Stored entries -

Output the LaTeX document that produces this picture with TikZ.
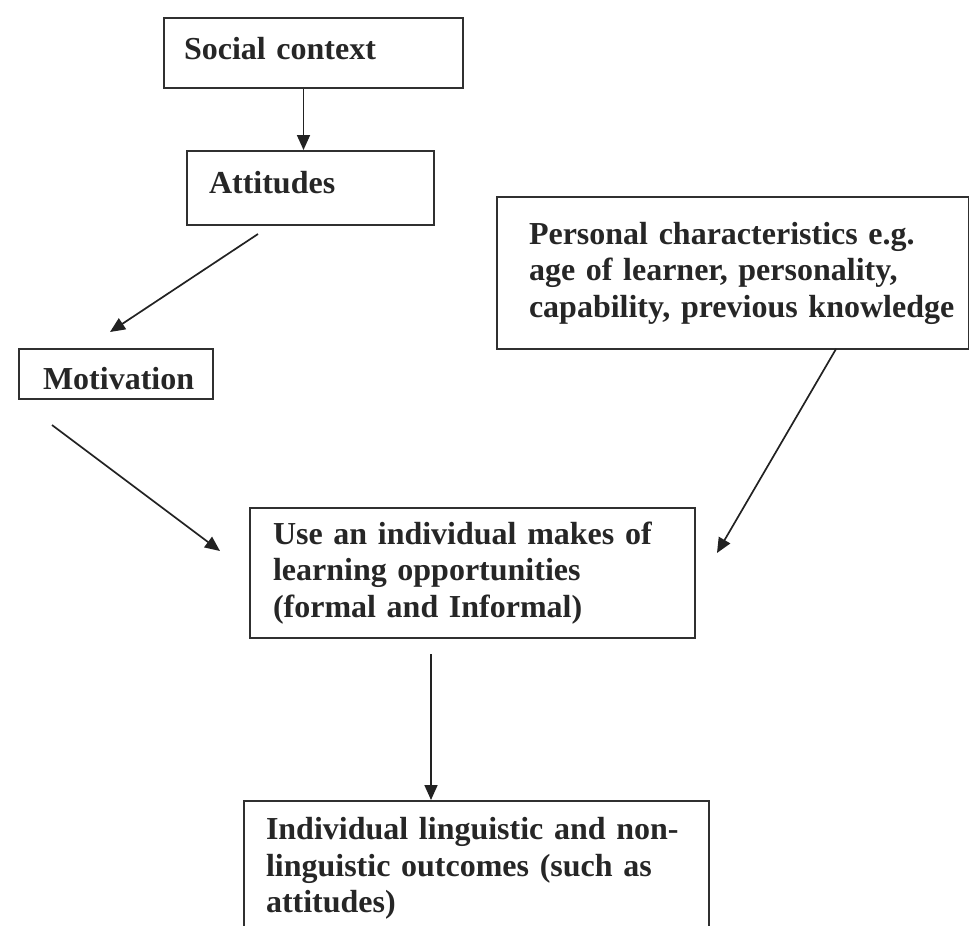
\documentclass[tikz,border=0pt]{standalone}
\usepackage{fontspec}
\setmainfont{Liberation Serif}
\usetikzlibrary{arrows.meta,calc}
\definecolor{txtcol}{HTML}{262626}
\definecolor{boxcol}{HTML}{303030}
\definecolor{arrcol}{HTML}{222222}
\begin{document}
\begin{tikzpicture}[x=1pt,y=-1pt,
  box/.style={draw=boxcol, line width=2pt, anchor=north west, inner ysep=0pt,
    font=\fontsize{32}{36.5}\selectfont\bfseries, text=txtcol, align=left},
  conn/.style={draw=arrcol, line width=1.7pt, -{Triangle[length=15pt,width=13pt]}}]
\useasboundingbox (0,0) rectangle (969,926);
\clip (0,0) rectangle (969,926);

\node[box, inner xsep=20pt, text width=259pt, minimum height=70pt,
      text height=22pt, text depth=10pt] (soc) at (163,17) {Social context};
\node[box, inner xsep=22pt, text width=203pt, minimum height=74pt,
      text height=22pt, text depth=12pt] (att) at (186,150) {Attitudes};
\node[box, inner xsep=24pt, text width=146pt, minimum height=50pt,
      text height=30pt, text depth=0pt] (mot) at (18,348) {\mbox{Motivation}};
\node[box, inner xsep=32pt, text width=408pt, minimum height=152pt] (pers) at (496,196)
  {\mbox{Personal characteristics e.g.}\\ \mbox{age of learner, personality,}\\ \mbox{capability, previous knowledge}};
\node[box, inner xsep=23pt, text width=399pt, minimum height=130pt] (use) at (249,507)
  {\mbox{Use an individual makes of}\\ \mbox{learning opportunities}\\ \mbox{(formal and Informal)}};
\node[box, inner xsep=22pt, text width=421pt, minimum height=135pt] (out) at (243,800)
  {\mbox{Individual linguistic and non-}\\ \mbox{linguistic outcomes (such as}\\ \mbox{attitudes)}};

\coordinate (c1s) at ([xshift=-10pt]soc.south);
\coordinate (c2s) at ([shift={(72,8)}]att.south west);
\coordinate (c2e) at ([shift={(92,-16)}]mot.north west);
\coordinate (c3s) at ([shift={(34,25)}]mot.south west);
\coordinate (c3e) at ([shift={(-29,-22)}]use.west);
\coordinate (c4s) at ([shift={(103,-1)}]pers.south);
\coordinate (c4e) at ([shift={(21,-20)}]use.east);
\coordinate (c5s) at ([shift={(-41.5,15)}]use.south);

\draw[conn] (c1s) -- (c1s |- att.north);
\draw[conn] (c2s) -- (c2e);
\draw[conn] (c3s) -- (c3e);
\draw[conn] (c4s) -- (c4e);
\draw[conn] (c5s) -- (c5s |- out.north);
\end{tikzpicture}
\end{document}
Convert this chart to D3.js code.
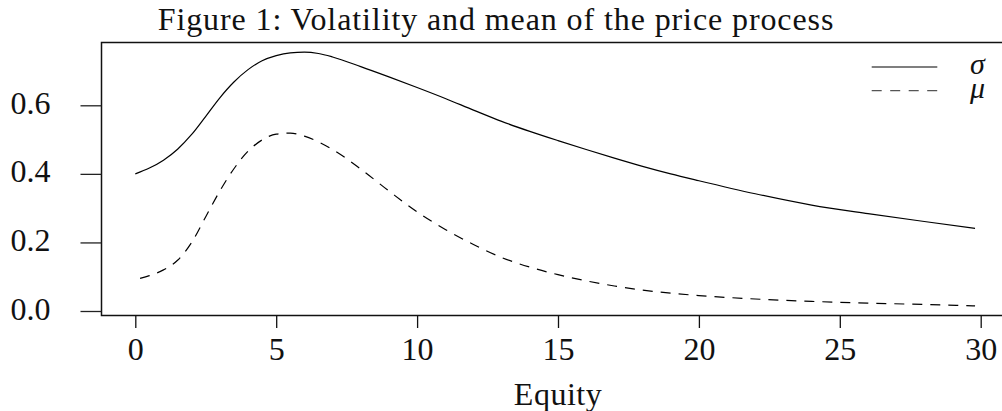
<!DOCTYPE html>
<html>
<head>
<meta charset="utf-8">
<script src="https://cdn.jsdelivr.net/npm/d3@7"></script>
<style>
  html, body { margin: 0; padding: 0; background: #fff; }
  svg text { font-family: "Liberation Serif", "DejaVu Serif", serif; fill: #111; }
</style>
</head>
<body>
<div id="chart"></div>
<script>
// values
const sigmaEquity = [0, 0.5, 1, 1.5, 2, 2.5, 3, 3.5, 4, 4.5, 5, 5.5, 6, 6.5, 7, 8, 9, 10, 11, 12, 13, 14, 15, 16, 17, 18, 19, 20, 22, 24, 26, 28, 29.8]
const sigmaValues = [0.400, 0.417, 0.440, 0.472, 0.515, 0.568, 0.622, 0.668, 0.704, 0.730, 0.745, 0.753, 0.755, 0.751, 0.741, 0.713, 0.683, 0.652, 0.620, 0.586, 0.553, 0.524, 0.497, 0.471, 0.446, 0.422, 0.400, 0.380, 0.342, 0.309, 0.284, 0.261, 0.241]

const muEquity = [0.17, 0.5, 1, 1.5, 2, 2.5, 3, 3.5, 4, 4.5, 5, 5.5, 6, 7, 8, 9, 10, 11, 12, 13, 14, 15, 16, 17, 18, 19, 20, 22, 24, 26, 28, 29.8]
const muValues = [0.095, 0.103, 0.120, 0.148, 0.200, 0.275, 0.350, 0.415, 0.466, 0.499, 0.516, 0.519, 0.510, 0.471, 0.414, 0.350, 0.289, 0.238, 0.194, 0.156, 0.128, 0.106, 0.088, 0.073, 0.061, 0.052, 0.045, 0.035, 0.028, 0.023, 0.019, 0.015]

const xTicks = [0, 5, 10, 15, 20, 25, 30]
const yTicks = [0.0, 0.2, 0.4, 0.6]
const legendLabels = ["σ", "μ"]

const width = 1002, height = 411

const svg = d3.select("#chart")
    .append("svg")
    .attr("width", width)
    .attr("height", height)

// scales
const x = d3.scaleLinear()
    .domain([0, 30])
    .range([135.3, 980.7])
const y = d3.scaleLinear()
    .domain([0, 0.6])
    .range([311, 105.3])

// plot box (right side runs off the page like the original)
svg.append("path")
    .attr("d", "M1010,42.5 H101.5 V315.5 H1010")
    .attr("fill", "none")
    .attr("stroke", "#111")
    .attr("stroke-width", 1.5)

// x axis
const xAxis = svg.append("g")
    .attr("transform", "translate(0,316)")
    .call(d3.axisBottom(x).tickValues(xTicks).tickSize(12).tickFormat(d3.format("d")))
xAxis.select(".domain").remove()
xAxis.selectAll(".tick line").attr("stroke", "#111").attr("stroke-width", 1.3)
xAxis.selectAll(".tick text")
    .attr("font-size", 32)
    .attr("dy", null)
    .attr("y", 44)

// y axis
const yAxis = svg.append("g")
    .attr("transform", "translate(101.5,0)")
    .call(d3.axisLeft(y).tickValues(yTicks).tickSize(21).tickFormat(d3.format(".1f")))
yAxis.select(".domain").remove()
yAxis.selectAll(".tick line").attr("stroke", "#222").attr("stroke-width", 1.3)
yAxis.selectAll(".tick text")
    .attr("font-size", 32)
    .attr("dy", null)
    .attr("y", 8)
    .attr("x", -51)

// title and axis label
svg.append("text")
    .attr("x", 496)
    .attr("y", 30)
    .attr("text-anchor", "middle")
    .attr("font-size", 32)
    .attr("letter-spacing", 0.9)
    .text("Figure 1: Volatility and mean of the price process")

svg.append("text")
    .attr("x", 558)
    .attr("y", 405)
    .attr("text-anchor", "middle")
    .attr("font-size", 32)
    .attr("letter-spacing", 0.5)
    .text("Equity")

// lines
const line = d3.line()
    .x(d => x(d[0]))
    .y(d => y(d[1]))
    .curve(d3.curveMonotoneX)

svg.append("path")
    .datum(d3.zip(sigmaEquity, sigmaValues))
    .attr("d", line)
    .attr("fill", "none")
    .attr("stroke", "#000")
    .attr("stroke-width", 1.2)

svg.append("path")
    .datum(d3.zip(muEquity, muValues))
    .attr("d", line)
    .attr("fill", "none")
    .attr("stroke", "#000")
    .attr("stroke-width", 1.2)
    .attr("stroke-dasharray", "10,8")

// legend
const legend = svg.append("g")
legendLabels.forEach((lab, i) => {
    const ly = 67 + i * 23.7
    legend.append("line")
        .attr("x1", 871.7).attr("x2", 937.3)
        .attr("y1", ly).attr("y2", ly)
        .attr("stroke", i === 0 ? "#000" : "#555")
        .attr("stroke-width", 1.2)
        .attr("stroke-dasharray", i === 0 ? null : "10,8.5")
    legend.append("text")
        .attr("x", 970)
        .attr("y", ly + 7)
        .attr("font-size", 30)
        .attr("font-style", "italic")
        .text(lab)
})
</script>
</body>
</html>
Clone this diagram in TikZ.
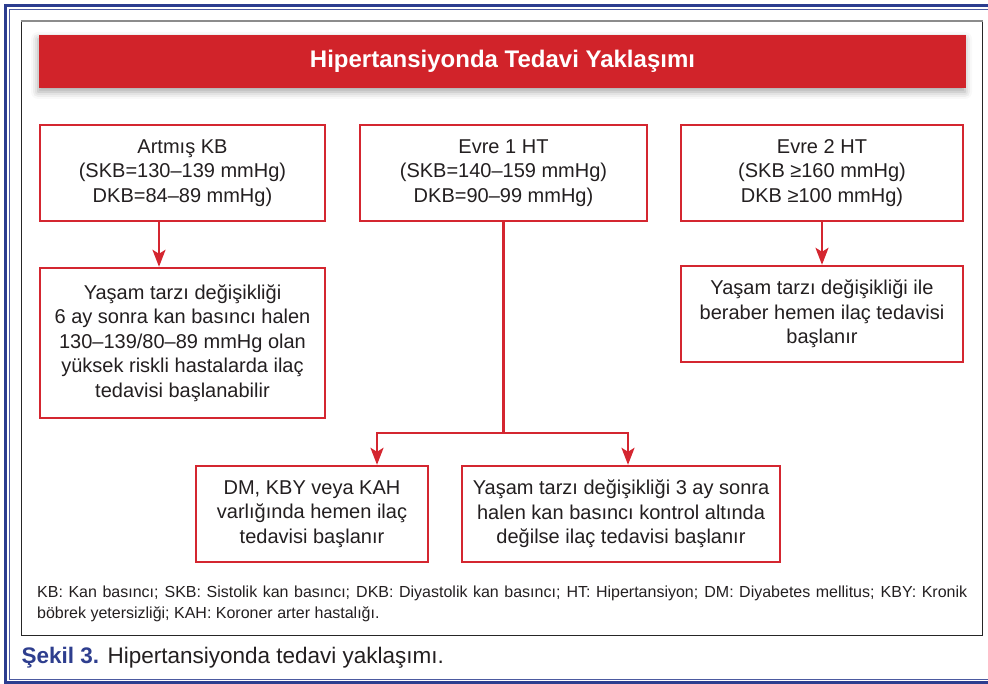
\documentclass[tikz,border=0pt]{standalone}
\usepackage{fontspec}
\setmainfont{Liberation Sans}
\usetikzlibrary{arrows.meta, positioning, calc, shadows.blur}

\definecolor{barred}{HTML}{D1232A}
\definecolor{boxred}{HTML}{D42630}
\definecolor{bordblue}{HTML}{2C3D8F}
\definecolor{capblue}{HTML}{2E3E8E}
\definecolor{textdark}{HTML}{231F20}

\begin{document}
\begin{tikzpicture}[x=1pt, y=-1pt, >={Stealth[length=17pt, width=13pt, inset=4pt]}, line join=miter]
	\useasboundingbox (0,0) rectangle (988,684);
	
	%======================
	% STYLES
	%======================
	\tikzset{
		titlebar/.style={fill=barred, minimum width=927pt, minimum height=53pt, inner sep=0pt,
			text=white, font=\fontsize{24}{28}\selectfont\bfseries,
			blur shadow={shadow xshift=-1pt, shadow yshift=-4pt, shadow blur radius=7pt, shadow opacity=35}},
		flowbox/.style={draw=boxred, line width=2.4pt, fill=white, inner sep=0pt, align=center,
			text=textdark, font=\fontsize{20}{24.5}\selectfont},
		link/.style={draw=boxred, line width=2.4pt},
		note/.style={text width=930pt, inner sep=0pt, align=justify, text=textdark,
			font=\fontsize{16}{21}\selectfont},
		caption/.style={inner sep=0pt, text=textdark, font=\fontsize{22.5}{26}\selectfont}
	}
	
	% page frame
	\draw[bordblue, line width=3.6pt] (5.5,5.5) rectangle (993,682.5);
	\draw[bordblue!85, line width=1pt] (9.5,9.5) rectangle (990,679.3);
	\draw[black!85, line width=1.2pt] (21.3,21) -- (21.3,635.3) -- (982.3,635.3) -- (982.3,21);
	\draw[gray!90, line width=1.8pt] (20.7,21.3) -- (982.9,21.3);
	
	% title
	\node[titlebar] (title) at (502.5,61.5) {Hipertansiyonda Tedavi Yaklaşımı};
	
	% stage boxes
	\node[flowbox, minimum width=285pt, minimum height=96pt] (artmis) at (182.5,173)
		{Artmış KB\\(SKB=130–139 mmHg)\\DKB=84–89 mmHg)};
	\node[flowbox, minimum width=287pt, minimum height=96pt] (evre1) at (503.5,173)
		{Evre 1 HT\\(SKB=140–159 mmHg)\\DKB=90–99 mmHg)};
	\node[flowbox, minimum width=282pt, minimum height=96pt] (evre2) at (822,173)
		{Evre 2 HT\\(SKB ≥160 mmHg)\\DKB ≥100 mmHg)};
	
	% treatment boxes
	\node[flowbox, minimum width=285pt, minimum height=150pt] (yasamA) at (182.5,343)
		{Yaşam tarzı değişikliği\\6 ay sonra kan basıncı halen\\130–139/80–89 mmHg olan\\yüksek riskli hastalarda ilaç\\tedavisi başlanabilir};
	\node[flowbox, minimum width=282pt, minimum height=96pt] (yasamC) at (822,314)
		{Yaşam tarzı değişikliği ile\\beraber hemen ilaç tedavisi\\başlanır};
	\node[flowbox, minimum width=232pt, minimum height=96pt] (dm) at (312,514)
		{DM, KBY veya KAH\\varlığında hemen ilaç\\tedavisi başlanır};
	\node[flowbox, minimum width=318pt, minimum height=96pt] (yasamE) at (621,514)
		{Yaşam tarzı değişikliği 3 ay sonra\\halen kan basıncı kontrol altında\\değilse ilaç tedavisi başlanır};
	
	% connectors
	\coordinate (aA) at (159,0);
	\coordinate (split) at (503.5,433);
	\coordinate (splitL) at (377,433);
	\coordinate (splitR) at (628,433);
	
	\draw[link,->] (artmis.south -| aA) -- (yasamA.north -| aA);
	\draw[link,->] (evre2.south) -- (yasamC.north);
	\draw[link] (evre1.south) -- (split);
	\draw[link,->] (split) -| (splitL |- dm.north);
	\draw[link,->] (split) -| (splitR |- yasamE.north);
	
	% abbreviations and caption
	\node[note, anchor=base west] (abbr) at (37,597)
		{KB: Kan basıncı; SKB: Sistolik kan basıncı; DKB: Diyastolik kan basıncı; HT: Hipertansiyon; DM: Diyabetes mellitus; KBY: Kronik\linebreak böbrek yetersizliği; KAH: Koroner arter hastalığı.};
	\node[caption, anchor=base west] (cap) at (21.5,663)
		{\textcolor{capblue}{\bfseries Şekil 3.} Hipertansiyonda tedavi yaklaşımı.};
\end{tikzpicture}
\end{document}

Written request - From the line containing "Clone this diagram in TikZ." to the line containing "2 HT\\(SKB ≥160", both lines included, give the text again exactly, without any pictures.

Solution -
Clone this diagram in TikZ.
\documentclass[tikz,border=0pt]{standalone}
\usepackage{fontspec}
\setmainfont{Liberation Sans}
\usetikzlibrary{arrows.meta, positioning, calc, shadows.blur}

\definecolor{barred}{HTML}{D1232A}
\definecolor{boxred}{HTML}{D42630}
\definecolor{bordblue}{HTML}{2C3D8F}
\definecolor{capblue}{HTML}{2E3E8E}
\definecolor{textdark}{HTML}{231F20}

\begin{document}
\begin{tikzpicture}[x=1pt, y=-1pt, >={Stealth[length=17pt, width=13pt, inset=4pt]}, line join=miter]
	\useasboundingbox (0,0) rectangle (988,684);
	
	%======================
	% STYLES
	%======================
	\tikzset{
		titlebar/.style={fill=barred, minimum width=927pt, minimum height=53pt, inner sep=0pt,
			text=white, font=\fontsize{24}{28}\selectfont\bfseries,
			blur shadow={shadow xshift=-1pt, shadow yshift=-4pt, shadow blur radius=7pt, shadow opacity=35}},
		flowbox/.style={draw=boxred, line width=2.4pt, fill=white, inner sep=0pt, align=center,
			text=textdark, font=\fontsize{20}{24.5}\selectfont},
		link/.style={draw=boxred, line width=2.4pt},
		note/.style={text width=930pt, inner sep=0pt, align=justify, text=textdark,
			font=\fontsize{16}{21}\selectfont},
		caption/.style={inner sep=0pt, text=textdark, font=\fontsize{22.5}{26}\selectfont}
	}
	
	% page frame
	\draw[bordblue, line width=3.6pt] (5.5,5.5) rectangle (993,682.5);
	\draw[bordblue!85, line width=1pt] (9.5,9.5) rectangle (990,679.3);
	\draw[black!85, line width=1.2pt] (21.3,21) -- (21.3,635.3) -- (982.3,635.3) -- (982.3,21);
	\draw[gray!90, line width=1.8pt] (20.7,21.3) -- (982.9,21.3);
	
	% title
	\node[titlebar] (title) at (502.5,61.5) {Hipertansiyonda Tedavi Yaklaşımı};
	
	% stage boxes
	\node[flowbox, minimum width=285pt, minimum height=96pt] (artmis) at (182.5,173)
		{Artmış KB\\(SKB=130–139 mmHg)\\DKB=84–89 mmHg)};
	\node[flowbox, minimum width=287pt, minimum height=96pt] (evre1) at (503.5,173)
		{Evre 1 HT\\(SKB=140–159 mmHg)\\DKB=90–99 mmHg)};
	\node[flowbox, minimum width=282pt, minimum height=96pt] (evre2) at (822,173)
		{Evre 2 HT\\(SKB ≥160 mmHg)\\DKB ≥100 mmHg)};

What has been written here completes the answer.